One key paragraph from the report deserves to be quoted in full:

Both acceptors and decliners reported that women have a duty to seek available prenatal care. They did not link this responsibility with the use of testing because it does not contribute to the health of the fetus.

(A point I raise in the questions submitted on the EHB regulation).

Discussing their findings, the authors found that regardless of views on the moral authority of nature–i.e. the belief that things happen for a reason and nature should be allowed to run its course–participants still believed there was a point for intervening when the disability was severe enough. Therein lies the challenge, since, as one woman put it, “Down’s syndrome has many gradations. This makes it more difficult to know what is acceptable and unacceptable.”

In conclusion, the authors disputed that women using prenatal testing do not make well-considered decisions; from their interviews, they found that women feel responsible and that “[t]heir decisions are grounded in their perception of the capacity to ensure a good life both for their child and their family.” Therefore, the authors believe that the discussion about prenatal testing should instead focus on “women’s views about the characteristics that are necessary and those that are an impediment for a good life.”

No doubt, many will read this and have a reflex one way or the other. Some, likely many, will say that drawing such lines of what is too severe of a disability is exactly the arbitrary process that critics have of prenatal testing, since many views of the disabled are out-dated, based on a lack of exposure to the modern life lived by those with the condition, and systematically skewed by a disability-averse society and medical culture in which prenatal testing is administered.
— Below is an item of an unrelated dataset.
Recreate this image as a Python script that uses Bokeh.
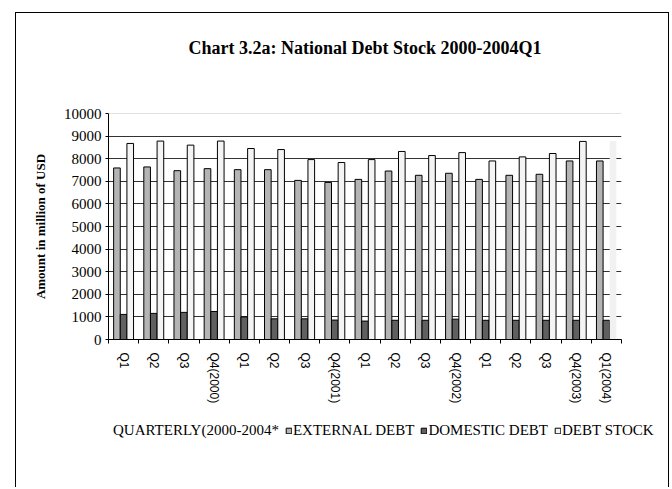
from bokeh.plotting import figure
from bokeh.models import (ColumnDataSource, FixedTicker, Range1d, Legend, LegendItem,
                          Title, Span, NumeralTickFormatter, CDSView, IndexFilter, Spacer)
from bokeh.layouts import column, row
from bokeh.transform import dodge
from bokeh.embed import file_html
from bokeh.resources import INLINE

# ---- data (million USD) ----
categories = ["Q1", "Q2", "Q3", "Q4(2000)", "Q1", "Q2", "Q3", "Q4(2001)",
              "Q1", "Q2", "Q3", "Q4(2002)", "Q1", "Q2", "Q3", "Q4(2003)", "Q1(2004)"]
external_debt = [7590, 7635, 7470, 7560, 7515, 7515, 7040, 6950,
                 7085, 7455, 7265, 7355, 7085, 7265, 7310, 7900, 7900]
domestic_debt = [1110, 1155, 1200, 1240, 1000, 915, 915, 860,
                 815, 850, 850, 900, 850, 850, 850, 850, 850]
debt_stock = [8675, 8780, 8600, 8780, 8450, 8405, 7960, 7830,
              7960, 8320, 8140, 8270, 7900, 8080, 8230, 8765, 8780]
y_ticks = list(range(0, 10001, 1000))

title_text = "Chart 3.2a: National Debt Stock 2000-2004Q1"
y_title = "Amount in million of USD"
x_title = "QUARTERLY(2000-2004*"
series_names = ["EXTERNAL DEBT", "DOMESTIC DEBT", "DEBT STOCK"]

EXT_COLOR, DOM_COLOR, STOCK_COLOR = "#b4b4b4", "#606060", "#f4f4f4"

n = len(categories)
centers = [i + 0.5 for i in range(n)]
bar_w = 0.22

src = ColumnDataSource(dict(x=centers, label=categories, ext=external_debt,
                            dom=domestic_debt, stock=debt_stock))

p = figure(width=652, height=396, output_backend="svg", toolbar_location=None,
           x_range=Range1d(0, n), y_range=Range1d(0, 10000), title=None,
           min_border_left=92, min_border_right=47, min_border_top=100,
           min_border_bottom=70)
p.outline_line_color = None
p.background_fill_color = "white"
p.border_fill_color = "white"

p.vbar(x=dodge("x", -bar_w, range=p.x_range), top="ext", width=bar_w, source=src,
       fill_color=EXT_COLOR, line_color="black", line_width=1)
p.vbar(x="x", top="dom", width=bar_w, source=src,
       fill_color=DOM_COLOR, line_color="black", line_width=1)
p.vbar(x=dodge("x", bar_w, range=p.x_range), top="stock", width=bar_w, source=src,
       view=CDSView(filter=IndexFilter(list(range(n - 1)))),
       fill_color=STOCK_COLOR, line_color="black", line_width=1)
p.vbar(x=dodge("x", bar_w, range=p.x_range), top="stock", width=bar_w, source=src,
       view=CDSView(filter=IndexFilter([n - 1])),
       fill_color="#f1f1f1", line_color=None)

# top gridline lighter
p.add_layout(Span(location=10000, dimension="width", line_color="#c4c4c4", line_width=1))

# x axis
xa = p.xaxis[0]
xa.ticker = FixedTicker(ticks=centers, minor_ticks=list(range(n + 1)))
xa.major_label_overrides = {c: lab for c, lab in zip(centers, categories)}
xa.major_tick_out = 0
xa.major_tick_in = 0
xa.minor_tick_out = 4
xa.minor_tick_in = 0
xa.minor_tick_line_color = "black"
xa.axis_line_color = "black"
xa.major_label_orientation = "vertical"
xa.major_label_standoff = 9
xa.major_label_text_font = "Liberation Sans"
xa.major_label_text_font_size = "12px"
xa.major_label_text_color = "black"

# y axis
ya = p.yaxis[0]
ya.ticker = FixedTicker(ticks=y_ticks)
ya.formatter = NumeralTickFormatter(format="0")
ya.major_tick_out = 3
ya.major_tick_in = 0
ya.minor_tick_line_color = None
ya.axis_line_color = "black"
ya.major_tick_line_color = "black"
ya.major_label_standoff = 4
ya.major_label_text_font = "Liberation Serif"
ya.major_label_text_font_size = "15px"
ya.major_label_text_color = "black"
ya.axis_label = y_title
ya.axis_label_text_font = "Liberation Serif"
ya.axis_label_text_font_size = "13px"
ya.axis_label_text_font_style = "bold"
ya.axis_label_text_color = "black"
ya.axis_label_standoff = 13

p.xgrid.visible = False
p.ygrid.ticker = FixedTicker(ticks=y_ticks)
p.ygrid.grid_line_color = "#333333"
p.ygrid.grid_line_width = 1

# titles (spacer first so the real title sits higher)
p.add_layout(Title(text=" ", text_font_size="35px"), "above")
p.add_layout(Title(text=title_text, align="center", offset=-6, text_font="Liberation Serif",
                   text_font_size="18px", text_font_style="bold", text_color="black"), "above")

# ---- legend strip (x-axis title + the three series) ----
# same data source; the strip's x range lies away from the bars, so only the legend shows
p2 = figure(width=652, height=78, output_backend="svg", toolbar_location=None,
            x_range=Range1d(-3, -2), y_range=Range1d(0, 1), title=None,
            x_axis_type=None, y_axis_type=None, min_border=0,
            min_border_left=0, min_border_right=0, min_border_top=0, min_border_bottom=0)
p2.outline_line_color = None
p2.xgrid.visible = False
p2.ygrid.visible = False
g_blank = p2.vbar(x="x", top="ext", width=bar_w, source=src, fill_alpha=0, line_alpha=0)
g_ext = p2.vbar(x="x", top="ext", width=bar_w, source=src, fill_color=EXT_COLOR,
                line_color="black", line_width=1)
g_dom = p2.vbar(x="x", top="dom", width=bar_w, source=src, fill_color=DOM_COLOR,
                line_color="black", line_width=1)
g_stock = p2.vbar(x="x", top="stock", width=bar_w, source=src, fill_color=STOCK_COLOR,
                  line_color="black", line_width=1)
legend = Legend(items=[LegendItem(label=x_title, renderers=[g_blank]),
                       LegendItem(label=series_names[0], renderers=[g_ext]),
                       LegendItem(label=series_names[1], renderers=[g_dom]),
                       LegendItem(label=series_names[2], renderers=[g_stock])],
                orientation="horizontal", location=(89, 48), glyph_width=7, glyph_height=7,
                label_standoff=1, spacing=6, padding=0, margin=0, border_line_color=None,
                background_fill_alpha=0, label_text_font="Liberation Serif",
                label_text_font_size="15px", label_height=15, label_text_color="black")
p2.add_layout(legend, "center")

inner = column(p, row(p2), styles={"border-left": "1px solid black",
                                   "border-top": "1px solid black",
                                   "border-right": "1px solid black"})
layout = column(Spacer(width=1, height=12), row(Spacer(width=15, height=1), inner))

open("out.html", "w").write(file_html(layout, INLINE))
The reverse reflex position is that those who put their faith entirely in nature running its course may very likely be condemning their child and themselves to a life of suffering, which is equally blame-worthy, and that no one can truly say what they would do until they find themselves confronted with having to make that decision. Again, these are commonly expressed positions, but that is not what I think the value is of this study.

Instead, what I find informative about this study is the insight it provides into the actual experience of those undergoing prenatal testing. It reveals some of the concerns and factors considered when deciding whether to accept or decline testing and the decisions that follow therefrom. It demonstrates that for many, appeals to nature will be of no persuasive value (and very likely will only turn off a patient trying to make a decision based on their own world view). It does not, and should not, matter if you believe that their world view is wrong–that is not going to change their view in the relatively short window of time in which prenatal testing is administered. Instead, the study counsels towards meeting patients where they are, not where you are; addressing their concerns, not making points to advance your argument; and, if they have concerns about the severity of a condition, providing them accurate information and referral to available support systems and organizations so that when they make their decision, it is based on an accurate assessment of the severity and perceived burden of raising their child.

Question: for those who believe in the second view, that mankind should bend nature to its will to maximize human flourishing, what should be shared about Down syndrome following a prenatal test result?


  1. Nina Fuller says:

    Accurate, i.e. factual and current information, both from medical and social sources, should be considered in determining the best outcome in decision-making. If outdated myths are still considered, faulty reasoning may result in unfounded fear, which then leads to an unnecessary and tragic result. It is vital that patients receive from their trusted medical professionals information on Down syndrome that is factual and not outdated. Information should also include referrals to local groups that focus on serving those with Down syndrome and their families.